INSTRUCTIONS TO FOLLOW: Repeat the material exactly from its first line to the line that includes "import pandas as pd". Skip pictures.

* Start *

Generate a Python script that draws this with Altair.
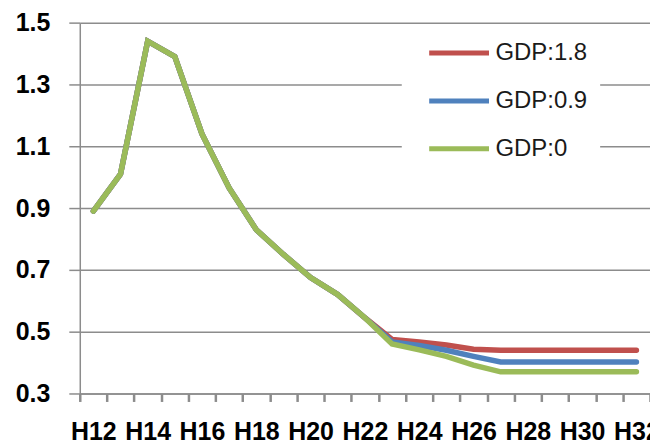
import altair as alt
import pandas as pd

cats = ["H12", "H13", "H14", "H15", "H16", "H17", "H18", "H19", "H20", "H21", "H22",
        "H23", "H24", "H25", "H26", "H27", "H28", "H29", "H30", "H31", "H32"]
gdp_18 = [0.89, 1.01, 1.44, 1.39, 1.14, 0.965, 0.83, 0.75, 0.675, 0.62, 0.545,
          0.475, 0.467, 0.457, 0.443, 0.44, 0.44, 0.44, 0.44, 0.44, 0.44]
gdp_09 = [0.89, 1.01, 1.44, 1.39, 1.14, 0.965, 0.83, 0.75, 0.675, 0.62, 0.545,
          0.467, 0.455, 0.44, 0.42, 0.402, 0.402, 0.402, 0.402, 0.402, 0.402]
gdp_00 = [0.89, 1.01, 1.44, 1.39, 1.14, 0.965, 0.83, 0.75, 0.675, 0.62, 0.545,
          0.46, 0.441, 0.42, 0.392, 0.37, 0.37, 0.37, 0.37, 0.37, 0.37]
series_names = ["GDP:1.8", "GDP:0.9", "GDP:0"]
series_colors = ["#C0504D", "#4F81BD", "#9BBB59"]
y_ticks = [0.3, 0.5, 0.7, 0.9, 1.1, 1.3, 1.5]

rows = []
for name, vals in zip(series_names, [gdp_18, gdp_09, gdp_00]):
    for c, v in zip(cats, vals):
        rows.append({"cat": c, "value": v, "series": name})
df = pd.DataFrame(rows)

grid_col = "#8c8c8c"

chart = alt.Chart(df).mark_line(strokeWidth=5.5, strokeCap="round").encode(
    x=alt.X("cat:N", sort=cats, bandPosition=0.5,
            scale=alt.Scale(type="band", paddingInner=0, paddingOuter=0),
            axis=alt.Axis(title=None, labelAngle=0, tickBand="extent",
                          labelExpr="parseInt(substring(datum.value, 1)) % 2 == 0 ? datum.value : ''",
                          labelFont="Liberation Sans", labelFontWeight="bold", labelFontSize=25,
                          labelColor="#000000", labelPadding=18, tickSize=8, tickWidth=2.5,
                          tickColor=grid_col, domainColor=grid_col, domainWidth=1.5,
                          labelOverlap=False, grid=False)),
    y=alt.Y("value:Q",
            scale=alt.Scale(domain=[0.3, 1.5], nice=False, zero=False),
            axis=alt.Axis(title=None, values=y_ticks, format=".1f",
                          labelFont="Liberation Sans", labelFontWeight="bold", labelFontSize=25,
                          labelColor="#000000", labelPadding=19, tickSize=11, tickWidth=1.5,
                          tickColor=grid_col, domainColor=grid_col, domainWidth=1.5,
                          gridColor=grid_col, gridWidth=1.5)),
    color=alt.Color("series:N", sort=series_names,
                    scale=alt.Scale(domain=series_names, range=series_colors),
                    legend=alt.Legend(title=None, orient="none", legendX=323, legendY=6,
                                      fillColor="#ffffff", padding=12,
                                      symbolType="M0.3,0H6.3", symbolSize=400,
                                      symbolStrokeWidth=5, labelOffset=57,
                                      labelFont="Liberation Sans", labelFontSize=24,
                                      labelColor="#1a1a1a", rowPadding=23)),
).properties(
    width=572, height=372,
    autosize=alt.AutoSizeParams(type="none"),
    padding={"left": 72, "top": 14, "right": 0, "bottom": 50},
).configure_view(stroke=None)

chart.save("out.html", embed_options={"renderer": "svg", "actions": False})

* End *

ANSWER BELOW:
Generate a Python script that draws this with Altair.
import altair as alt
import pandas as pd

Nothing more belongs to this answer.